'Mini-state' meet during the season an interesting possibility
The biggest boys swimming meets of the season are about to begin, bringing with them the excitement, the pressure and the drama that make for incredible performances and memories for all who are lucky enough to experience them.
What's interesting is that, as intense as the atmosphere is, no one tries to accurately give swimmers a chance to feel that kind of pressure before the end of the season.
There are, to be sure, a myriad invitational formats throughout the state. Some allow limited entries per event, others allow each team a wide number of entries. Some are relay-only events and others include college-length events. At Evanston, they use a performance-based point system where fast times are rewarded with high point totals, regardless of a swimmer's placing.
But none of these sets the stage for the state meet, which annually hits first-time qualifiers like a ton of bricks and rewards those who have experienced the tight quarters on-deck, the heat of the area and the cacophony of sound that rains over the athletes from the spectators who sit above like some gladiatorial festival.

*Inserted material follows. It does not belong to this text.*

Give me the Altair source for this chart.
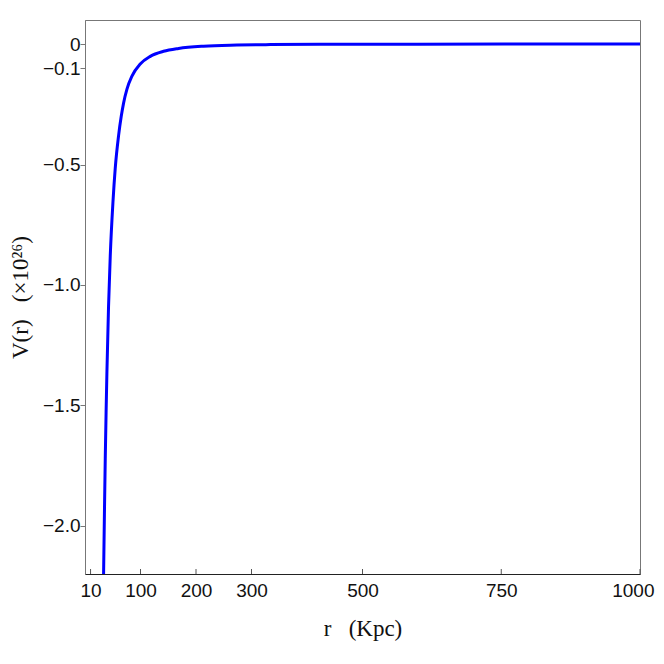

So why is this? Surely it's been discussed at some point. To discuss this, I sat for a bit with Marmion coach Bill Schalz, whose own invitational is noted for its brevity. Each race has one heat and breaks are needed to keep the meet from ending in an hour.
"You have a lot of teams that will swim a dual meet on Friday night and swim an invitational on Saturday," Schalz said. "I understand why people will do that. It's just my personal opinion that it's overrated."
To Schalz, the atmosphere at the Illinois state meet is difficult to replicate in an invitational setting.
"What makes the state meet so intense is that it's six and 12 and not eight and 16," Schalz said.
What Schalz is referring to is the setup of the finals at the state meet. Only the top six swimmers get to swim for the state title while the next six swim for the consolation championship.
This is due to the fact that there aren't eight lanes at both state sites. This tightened requirement for the state races makes Friday the night when the state meet is usually won.
As proof, the number of state records set on Friday in Illinois exceeds the number established on Saturday. And according to Schalz, less than 20 percent of qualifiers have faster times on Saturday than on Friday.
Larger pools have eight or 10 lanes and allow for an eight and 16 setup for on the first night. Those extra two spots mean quite a lot as swimmers seek to advance to Saturday's action.
"With top eight, you've got three swimmers in many events who can get through easily and can cruise through prelims. With top six, you don't have that luxury. No one does," Schalz said.
There is, of course, an elite group of swimmers who are still nearly assured of making finals. Neuqua Valley's Kevin Overholt, for example, is far and away the fastest freestyler in the state this year. But even he will have to make sure he swims quickly on Feb. 27 at New Trier. No one wants to take the risk that they miss out.
In an invitational setting, if you put that kind of restriction on qualifying for finals, the risk is that a team travels on Friday and ends with almost no one advancing to Saturday.
"Is a high school team going to come and risk not having any finalists, when they've already cost themselves a competitive date in the process?" Schalz asked.
As St. Charles North coach Rob Rooney pointed out, such a format would count as two meets under IHSA rules. So a team that gets shut out in not having Saturday qualifiers loses a meet but also has a competitive date in which none of its athletes compete.
Trying to provide that pressure in a midseason invitational is difficult. There are huge invitationals, of course. Evanston hosts one, New Trier hosts another while Stevenson has another of the classic invitationals at its pool.
One thing holding back Illinois is the same thing that keeps the state meet in its current settings - the lack of a pool ready and able to hold such a meet. Given the concentration of top schools in the Chicago area, the meet would have to take place somewhere in the suburbs - or even in Chicago. Northwestern or Illinois-Chicago are possible hosts, but whether or not either university would want to host such a meet is questionable.
"If you had a quality facility - maybe one that had a 10-lane pool where you could run a lot of races and you had eight and 16 and you could get a lot of people back, then it might work," Schalz said.
Schalz added that renting such a facility would be expensive - though a gathering of many of the state's top teams would certainly draw fans and that would sell a lot of T-shirts and hot dogs.
The thing is, it still wouldn't quite work as a prelude for the state finals. But it would provide an amazing in-season meet experience. Boys soccer has its Pepsi Shootout and girls soccer has a Best of the Midwest tournament. There are various basketball showcase events such as Batavia's Night of Hoops where a number of the best teams gather for one special day of competition.
Swimming waits until the end of the year for everything.
Maybe, at least for the moment, that's as it should be. But in the future, it's just this writer's feeling that it would be incredible to have a midseason "mini-state meet."